How we cite our quotes: Citations follow this format: (Chapter.Paragraph)
Quote #4
With a little more heart, he might have been contented with this new conquest; but the principal features of his character were ambition and pride. (33.110)
This is the ugly underbelly of D’Artagnan’s character. He can’t stand the idea that Milady might love another; he wants to conquer her too. Kitty is only a means to the end of inflating his pride.
Quote #5
D’Artagnan, on his part, had gained the summit of all his wishes. It was no longer a rival who was beloved; it was himself who was apparently beloved. A secret voice whispered to him, at the bottom of his heart, that he was but an instrument of vengeance, that he was only caressed till he had given death; but pride, but self-love, but madness silenced this voice and stifled its murmurs. And then our Gascon, with that large quantity of conceit which we know he possessed, compared himself with De Wardes, and asked himself why, after all, he should not be beloved for himself? (37.8)

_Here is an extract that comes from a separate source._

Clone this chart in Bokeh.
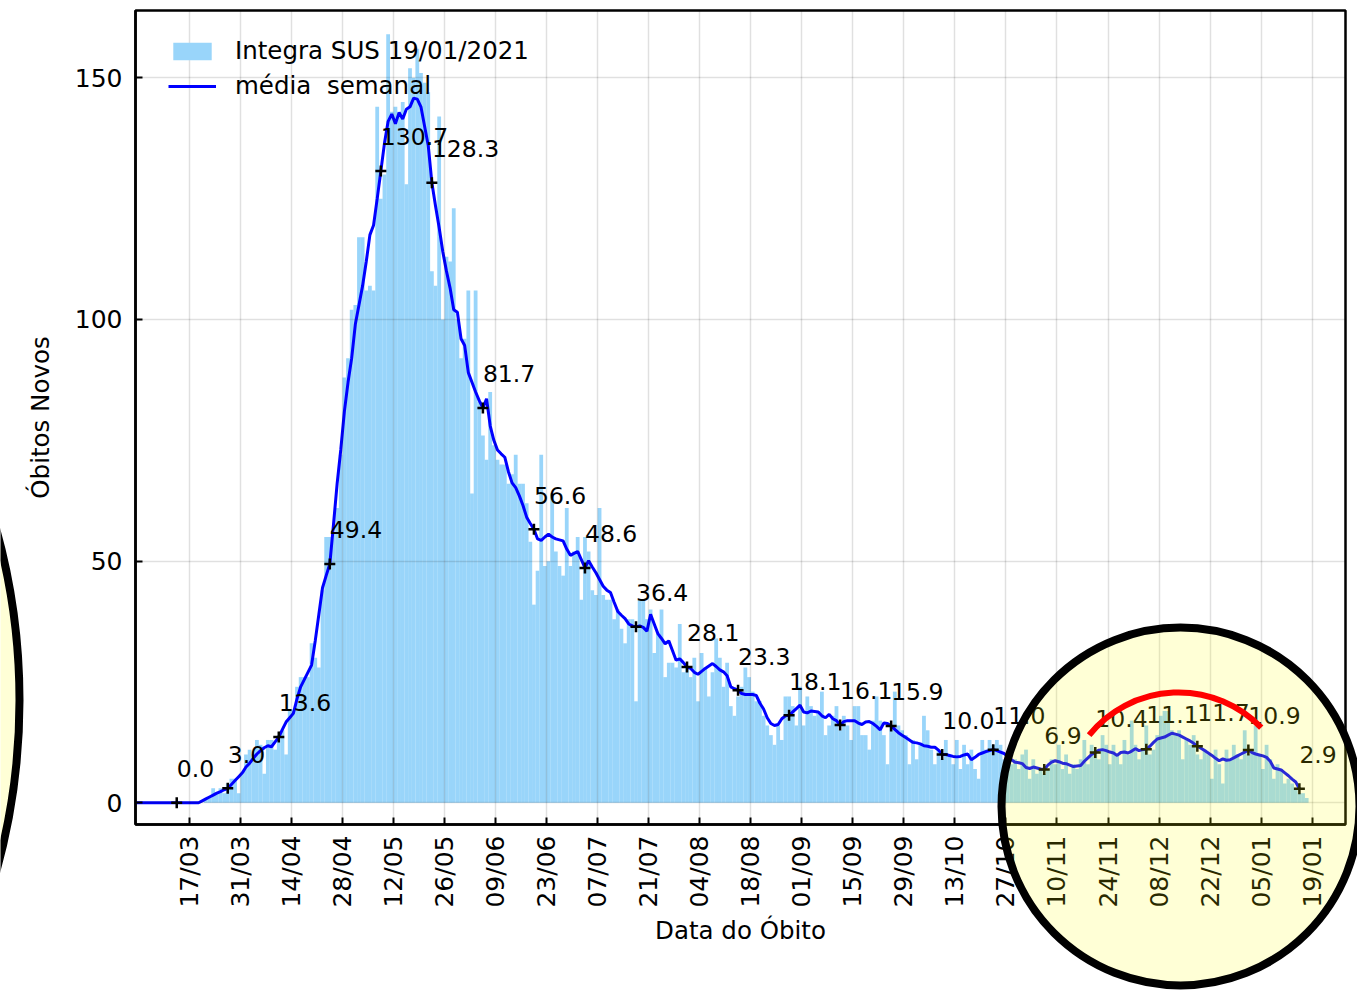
import math
from bokeh.plotting import figure
from bokeh.models import Range1d, FixedTicker, Legend, LegendItem, ColumnDataSource
from bokeh.embed import file_html
from bokeh.resources import INLINE
from bokeh.core.properties import value

FONT = "DejaVu Sans"

# ---- data -------------------------------------------------------------
datas_eixo = ["17/03", "31/03", "14/04", "28/04", "12/05", "26/05", "09/06", "23/06",
              "07/07", "21/07", "04/08", "18/08", "01/09", "15/09", "29/09", "13/10",
              "27/10", "10/11", "24/11", "08/12", "22/12", "05/01", "19/01"]
dias_eixo = [0, 14, 28, 42, 56, 70, 84, 98, 112, 126, 140, 154, 168, 182, 196, 210,
             224, 238, 252, 266, 280, 294, 308]

# daily deaths, first value = day 3 (days counted from 17/03/2020)
obitos_inicio = 3
obitos_diarios = [
    0, 1, 1, 3, 2, 3, 2, 4, 5, 5,
    2, 6, 10, 11, 10, 13, 12, 6, 13, 13,
    11, 14, 15, 10, 19, 19, 24, 26, 26, 26,
    33, 30, 28, 44, 55, 55, 56, 61, 72, 88,
    92, 102, 103, 117, 117, 106, 107, 106, 144, 125,
    130, 159, 143, 144, 143, 145, 128, 152, 150, 156,
    151, 149, 147, 110, 107, 142, 100, 113, 112, 123,
    100, 92, 96, 106, 64, 106, 83, 76, 71, 85,
    74, 71, 70, 70, 66, 68, 72, 66, 66, 62,
    54, 41, 48, 72, 49, 50, 64, 52, 49, 47,
    61, 49, 52, 55, 42, 55, 52, 44, 43, 61,
    43, 42, 42, 38, 40, 36, 33, 38, 38, 21,
    42, 42, 38, 40, 31, 35, 40, 26, 29, 29,
    28, 37, 27, 28, 26, 30, 21, 31, 28, 22,
    27, 34, 30, 24, 29, 20, 18, 22, 24, 28,
    26, 23, 21, 21, 18, 16, 14, 12, 16, 13,
    22, 22, 20, 16, 24, 16, 22, 20, 18, 19,
    23, 14, 16, 18, 20, 15, 18, 16, 13, 20,
    20, 14, 14, 11, 17, 22, 17, 14, 8, 16,
    23, 16, 15, 14, 8, 13, 9, 12, 18, 15,
    11, 8, 11, 9, 13, 10, 8, 13, 7, 12,
    8, 11, 7, 5, 13, 11, 13, 12, 13, 12,
    9, 10, 8, 9, 7, 10, 11, 5, 9, 6,
    7, 6, 7, 9, 8, 12, 7, 10, 6, 8,
    7, 9, 13, 8, 12, 11, 9, 14, 12, 8,
    12, 10, 8, 13, 10, 17, 12, 9, 11, 16,
    10, 11, 14, 18, 19, 19, 15, 14, 15, 9,
    13, 12, 14, 10, 9, 11, 10, 5, 11, 8,
    4, 11, 9, 12, 10, 9, 15, 10, 11, 16,
    10, 7, 12, 9, 5, 8, 7, 4, 5, 4,
    3, 2, 2, 1,
]

# weekly mean, first value = day -15
media_inicio = -15
media_semanal = [
    0.0, 0.0, 0.0, 0.0, 0.0, 0.0, 0.0, 0.0, 0.0, 0.0,
    0.0, 0.0, 0.0, 0.0, 0.0, 0.0, 0.0, 0.0,
    0.4, 0.8, 1.2, 1.6, 2.0, 2.3, 2.7, 3.0, 3.8, 4.6,
    5.4, 6.2, 7.4, 8.2, 9.2, 10.1, 10.8, 11.4, 11.8, 11.6,
    12.6, 13.6, 15.2, 16.7, 17.6, 18.5, 21.5, 24.0, 25.5, 27.0,
    28.5, 33.5, 39.0, 44.5, 47.0, 49.4, 57.5, 66.0, 73.0, 81.0,
    87.0, 92.0, 99.0, 103.0, 107.0, 112.0, 117.5, 119.5, 125.0, 130.7,
    136.5, 141.0, 142.5, 140.5, 142.8, 141.5, 143.5, 144.0, 145.8, 145.6,
    144.0, 140.0, 136.0, 128.3, 123.5, 119.0, 114.0, 110.0, 106.5, 102.0,
    101.5, 96.0, 94.6, 89.0, 87.0, 85.0, 83.2, 81.7, 83.6, 78.0,
    75.0, 73.0, 72.2, 71.5, 68.5, 66.2, 65.2, 63.5, 61.5, 59.1,
    57.8, 56.6, 54.6, 54.3, 55.0, 55.6, 55.0, 54.6, 54.4, 54.2,
    52.5, 51.2, 51.6, 52.0, 50.3, 48.6, 50.1, 48.8, 47.6, 46.2,
    44.8, 44.0, 43.5, 41.5, 39.6, 38.8, 38.1, 37.0, 36.6, 36.4,
    36.6, 36.3, 35.5, 39.0, 37.0, 35.0, 34.0, 32.9, 33.5, 31.5,
    29.5, 29.8, 29.0, 28.1, 27.8, 27.0, 26.6, 27.2, 27.8, 28.3,
    28.8, 28.2, 27.5, 27.1, 26.3, 24.0, 23.6, 23.3, 22.6, 22.4,
    22.4, 22.4, 22.2, 20.6, 19.4, 17.6, 16.4, 16.0, 16.2, 17.4,
    18.0, 18.1, 18.8, 19.5, 20.2, 18.8, 18.6, 19.0, 18.9, 18.8,
    18.0, 17.6, 18.3, 17.4, 17.0, 16.1, 16.8, 17.0, 17.0, 17.0,
    16.5, 16.2, 16.7, 16.8, 16.4, 15.8, 15.1, 16.5, 16.4, 15.9,
    15.2, 14.5, 14.0, 13.5, 13.0, 12.5, 12.4, 12.2, 11.8, 11.7,
    11.5, 11.5, 10.9, 10.0, 10.0, 9.8, 9.6, 9.5, 9.6, 9.9,
    10.1, 8.9, 9.4, 10.0, 10.3, 10.6, 10.8, 11.0, 10.8, 10.5,
    10.2, 9.5, 8.9, 8.4, 8.3, 8.1, 7.3, 7.1, 7.4, 7.2,
    7.0, 6.9, 7.8, 8.4, 8.7, 8.5, 8.2, 8.1, 7.8, 7.5,
    7.6, 7.7, 8.6, 9.3, 10.0, 10.4, 10.9, 11.0, 10.8, 10.5,
    10.3, 9.8, 10.4, 10.5, 10.3, 10.7, 11.2, 10.8, 11.0, 11.1,
    11.7, 12.5, 13.2, 13.4, 13.6, 14.0, 14.4, 14.2, 14.0, 13.6,
    13.2, 12.8, 12.3, 11.7, 11.3, 10.8, 10.3, 9.8, 9.2, 8.7,
    9.1, 8.8, 8.9, 9.3, 9.7, 10.1, 10.5, 10.9, 10.4, 10.1,
    9.9, 9.7, 9.4, 8.6, 7.2, 7.0, 6.8, 6.2, 5.6, 4.9,
    4.3, 2.9,
]

# fortnightly annotated points
rotulos_dias = [-4, 10, 24, 38, 52, 66, 80, 94, 108, 122, 136, 150, 164, 178, 192,
                206, 220, 234, 248, 262, 276, 290, 304]
rotulos_valores = [0.0, 3.0, 13.6, 49.4, 130.7, 128.3, 81.7, 56.6, 48.6, 36.4, 28.1,
                   23.3, 18.1, 16.1, 15.9, 10.0, 11.0, 6.9, 10.4, 11.1, 11.7, 10.9, 2.9]

y_ticks = [0, 50, 100, 150]

# ---- layout -----------------------------------------------------------
W, H = 1357, 995
FL, FT, FW, FH = 135, 10, 1210, 814
X0, X1 = -14.81, 317.15
Y0, Y1 = -4.49, 163.93

p = figure(width=W, height=H, x_range=Range1d(X0, X1), y_range=Range1d(Y0, Y1),
           output_backend="svg", toolbar_location=None,
           min_border_left=FL, min_border_right=W - FL - FW,
           min_border_top=FT, min_border_bottom=H - FT - FH)
p.background_fill_color = "white"
p.border_fill_color = "white"
p.outline_line_color = "black"
p.outline_line_width = 2.5

bar_src = ColumnDataSource(dict(
    x=[obitos_inicio + k + 0.5 for k in range(len(obitos_diarios))],
    top=obitos_diarios))
bars = p.vbar(x="x", top="top", width=1.04, bottom=0, source=bar_src,
              fill_color="#99d5fa", line_color=None, level="underlay")

line_src = ColumnDataSource(dict(
    x=[media_inicio + k + 0.5 for k in range(len(media_semanal))],
    y=media_semanal))
ln = p.line(x="x", y="y", source=line_src, line_color="#0000ff", line_width=3)

lab_src = ColumnDataSource(dict(
    x=[d + 0.5 for d in rotulos_dias],
    y=rotulos_valores,
    ty=[v + 5 for v in rotulos_valores],
    t=["%.1f" % v for v in rotulos_valores]))
p.scatter(x="x", y="y", source=lab_src, marker="cross", size=11, line_width=2.5,
          line_color="black")
p.text(x="x", y="ty", text="t", source=lab_src, text_font=value(FONT),
       text_font_size="23.5px", text_align="left", text_baseline="alphabetic",
       y_offset=-10, text_color="black")

# axes
for ax in (p.xaxis, p.yaxis):
    ax.axis_line_color = "black"
    ax.axis_line_width = 2.5
    ax.major_tick_in = 7
    ax.major_tick_out = 0
    ax.major_tick_line_width = 2
    ax.major_tick_line_color = "black"
    ax.minor_tick_line_color = None
    ax.major_label_text_font = FONT
    ax.major_label_text_font_size = "25px"
    ax.major_label_text_color = "black"
    ax.axis_label_text_font = FONT
    ax.axis_label_text_font_size = "24.5px"
    ax.axis_label_text_font_style = "normal"
    ax.axis_label_text_color = "black"

p.xaxis.ticker = FixedTicker(ticks=dias_eixo)
p.xaxis.major_label_overrides = {d: s for d, s in zip(dias_eixo, datas_eixo)}
p.xaxis.major_label_orientation = math.pi / 2
p.xaxis.major_label_standoff = 11
p.xaxis.axis_label = "Data do Óbito"
p.xaxis.axis_label_standoff = 5

p.yaxis.ticker = FixedTicker(ticks=y_ticks)
p.yaxis.major_label_standoff = 13
p.yaxis.axis_label = "Óbitos Novos"
p.yaxis.axis_label_standoff = 17

p.xgrid.ticker = FixedTicker(ticks=dias_eixo)
p.ygrid.ticker = FixedTicker(ticks=y_ticks)
for g in (p.xgrid, p.ygrid):
    g.grid_line_color = "black"
    g.grid_line_alpha = 0.12
    g.grid_line_width = 1.5
    g.level = "glyph"

legend = Legend(items=[LegendItem(label="Integra SUS 19/01/2021", renderers=[bars]),
                       LegendItem(label="média  semanal", renderers=[ln])],
                location=(33, 724))
legend.label_text_font = FONT
legend.label_text_font_size = "24.5px"
legend.label_text_color = "black"
legend.glyph_width = 48
legend.glyph_height = 22
legend.label_standoff = 19
legend.spacing = 6
legend.padding = 0
legend.margin = 0
legend.background_fill_alpha = 0
legend.border_line_alpha = 0
p.add_layout(legend)

# ---- highlight overlay: a transparent figure in pixel coordinates on top --
ov = figure(width=W, height=H, x_range=Range1d(0, W), y_range=Range1d(0, H),
            output_backend="svg", toolbar_location=None,
            x_axis_location=None, y_axis_location=None,
            min_border=0, min_border_left=0, min_border_right=0,
            min_border_top=0, min_border_bottom=0,
            styles={"position": "absolute", "top": "0px", "left": "0px",
                    "pointer-events": "none"})
ov.background_fill_alpha = 0
ov.border_fill_alpha = 0
ov.outline_line_color = None
ov.grid.visible = False

# circles given in page pixels (x right, y down) -> flip y
circ_x = [-621, 1180]
circ_y = [H - 700, H - 806]
circ_r = [640, 179]
ov.circle(x=circ_x, y=circ_y, radius=circ_r, fill_color="#ffff00", fill_alpha=0.16,
          line_color="black", line_width=8)
ov.arc(x=[1178], y=[H - 807], radius=115, start_angle=math.radians(44),
       end_angle=math.radians(141), line_color="#ff0000", line_width=6)

open("out.html", "w").write(file_html([p, ov], INLINE))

D’Artagnan is perfectly aware that Milady is manipulating him, but his pride and conceit make him a perfect victim.
Quote #6
D’Artagnan was so completely bewildered that without taking any heed of what might become of Kitty he ran at full speed across half Paris, and did not stop till he came to Athos’s door. The confusion of his mind, the terror which spurred him on, the cries of some of the patrol who started in pursuit of him, and the hooting of the people who, notwithstanding the early hour, were going to their work, only made him precipitate his course. (38.1)
No one can escape Karma. Satisfying his pride by inducing declarations of love from Milady, hours later he is running through the streets without his own clothes.